I can't stop. But I can slow down. I can take on less and then do what I am doing better. I can enjoy things more if I prioritize and stop trying to jam six things into a single day, hour, minute. I think I'll start today, it isn't as though I'm going to be given a repeat. When these moments are gone they are never coming back. Though they are destined to slip away I would rather grasp them as though they are sand instead of water.

Thursday, December 16, 2010

Starting Again




It is time to start blogging again. I can feel it. It is time to start up my picture of the day challenge. I can feel that too. I don't want to call it the 365 because I don't want to feel guilty if I miss a day or three, and I don't want to start on January 1. Resolutions left to NEW YEARS DAY (always in all caps when we are talking about resolutions) never seem to stick.
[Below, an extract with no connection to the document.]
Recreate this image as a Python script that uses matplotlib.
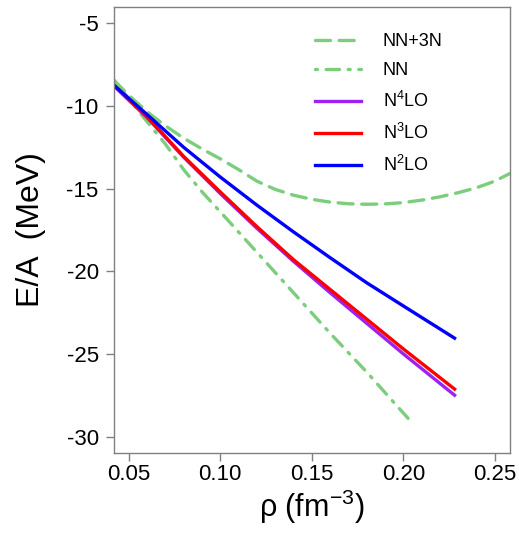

Really, how many times have you vowed to be more organized, lose weight, or save money on January 1st? You run out, buy Lean Cuisine meals, tons of folders and some Quick Books software and you know what happens...January 1st rolls around the next year and you make the same resolutions all over again. I think the best resolves start NOW. When you wake up one day and say "I want today to be different," and then you like it so much that you think tomorrow should follow in the same path.

I want to put something on this blog as close to everyday as I can manage. Some days it may be my thoughts, other days just a quote or some song lyrics that inspired me. Some days it may be a photograph I've taken that day, other days it may be a photograph that someone else took that I found meaningful. So long as it honestly, accurately represents my life it is okay. More than okay. It is enough. So, I'm starting again, resolving to focus more on living a creative life. Resolving to take the time to live a creative life.